I was wondering quite a bit, while writing the above, if I was indeed lost. I don’t think I am lost anymore, or at least, I don’t mind if I am. Still…
“Maybe I fly because I need to.”
Maybe I fly because for as long as I can remember, I can’t bear to live in a world where there is a London/Rome/Paris/Athens/you-name-it and I haven’t actually seen it.
The first time I set eyes on Europe from the tiny window of my airplane, I cried.
I cried because it was real. There was this place I had heard of so often, and it was actually there, waiting for me all this time.
It was almost sacred, like a pilgrimage. I wasn’t fasting and praying and crawling on my knees to get there, but travel is sacred in its own way. God made this big, beautiful world, and even though he (and the world) is much too vast for me to ever understand, seeing more of his creation helps me to understand a piece of him.
How amazing is it that you can be 3,000 miles from home, yet everyone looks like your cousins?
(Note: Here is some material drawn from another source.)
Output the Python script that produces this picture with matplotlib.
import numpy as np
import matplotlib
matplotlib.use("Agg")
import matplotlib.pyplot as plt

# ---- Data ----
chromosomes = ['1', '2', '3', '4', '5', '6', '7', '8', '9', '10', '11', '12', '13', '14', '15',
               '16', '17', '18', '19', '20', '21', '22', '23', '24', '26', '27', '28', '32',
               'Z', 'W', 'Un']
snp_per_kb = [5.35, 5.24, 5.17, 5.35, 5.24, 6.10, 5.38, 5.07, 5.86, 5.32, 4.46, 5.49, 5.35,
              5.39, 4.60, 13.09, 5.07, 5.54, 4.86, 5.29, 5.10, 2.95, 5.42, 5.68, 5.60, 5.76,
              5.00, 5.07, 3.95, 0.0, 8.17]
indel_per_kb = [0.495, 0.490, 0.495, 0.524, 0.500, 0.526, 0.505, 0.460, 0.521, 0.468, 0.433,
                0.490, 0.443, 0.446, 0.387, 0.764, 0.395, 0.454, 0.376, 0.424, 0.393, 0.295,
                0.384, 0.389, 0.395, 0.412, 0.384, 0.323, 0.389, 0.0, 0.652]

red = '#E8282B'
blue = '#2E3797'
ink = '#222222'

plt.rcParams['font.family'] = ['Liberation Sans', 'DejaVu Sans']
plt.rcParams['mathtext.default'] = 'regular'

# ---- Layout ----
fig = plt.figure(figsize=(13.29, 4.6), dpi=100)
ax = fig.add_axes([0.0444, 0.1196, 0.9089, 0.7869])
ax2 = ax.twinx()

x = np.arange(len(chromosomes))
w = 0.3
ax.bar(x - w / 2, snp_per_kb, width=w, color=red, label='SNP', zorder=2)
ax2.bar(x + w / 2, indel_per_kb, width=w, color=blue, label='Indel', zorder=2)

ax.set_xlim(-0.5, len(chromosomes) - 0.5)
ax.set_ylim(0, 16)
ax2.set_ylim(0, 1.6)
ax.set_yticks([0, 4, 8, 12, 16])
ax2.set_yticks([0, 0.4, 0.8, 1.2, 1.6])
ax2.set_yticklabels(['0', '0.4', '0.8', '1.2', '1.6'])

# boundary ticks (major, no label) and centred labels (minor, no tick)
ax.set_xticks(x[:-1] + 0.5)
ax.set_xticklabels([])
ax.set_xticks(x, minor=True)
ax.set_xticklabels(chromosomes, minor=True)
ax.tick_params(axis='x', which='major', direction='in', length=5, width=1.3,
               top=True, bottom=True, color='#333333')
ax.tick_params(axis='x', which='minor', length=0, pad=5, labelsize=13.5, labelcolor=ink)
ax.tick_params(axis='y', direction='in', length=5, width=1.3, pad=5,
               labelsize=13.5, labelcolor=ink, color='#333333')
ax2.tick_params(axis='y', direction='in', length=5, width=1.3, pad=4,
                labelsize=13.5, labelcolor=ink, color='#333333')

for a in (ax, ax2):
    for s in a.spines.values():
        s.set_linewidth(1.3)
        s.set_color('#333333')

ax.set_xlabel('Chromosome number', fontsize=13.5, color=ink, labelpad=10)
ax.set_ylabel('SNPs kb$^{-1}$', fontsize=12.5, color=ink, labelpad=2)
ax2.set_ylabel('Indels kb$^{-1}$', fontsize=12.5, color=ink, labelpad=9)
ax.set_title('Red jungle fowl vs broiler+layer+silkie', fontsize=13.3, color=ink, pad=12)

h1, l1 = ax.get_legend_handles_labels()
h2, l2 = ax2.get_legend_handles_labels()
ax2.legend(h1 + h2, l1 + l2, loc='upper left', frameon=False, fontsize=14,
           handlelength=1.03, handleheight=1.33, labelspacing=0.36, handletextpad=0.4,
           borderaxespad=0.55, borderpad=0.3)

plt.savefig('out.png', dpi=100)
How amazing is it that you can be in a place where no one understands your religion, but everyone understands your smile?
How amazing is it that after spending only a week in a country where no one knows your language, all of a sudden you bump into another American, and it doesn’t matter that she’s a democrat or a republican or an atheist or a Jesus freak—she’s an American. And right away, you’re sisters, you’re friends, because no one else in the room knows about buffalo wings and George Washington and Saturday Night Live and amber waves of grain.
I haven’t traveled very much, and I haven’t lived very long, but I’ve done both enough to know that my life has been better for it.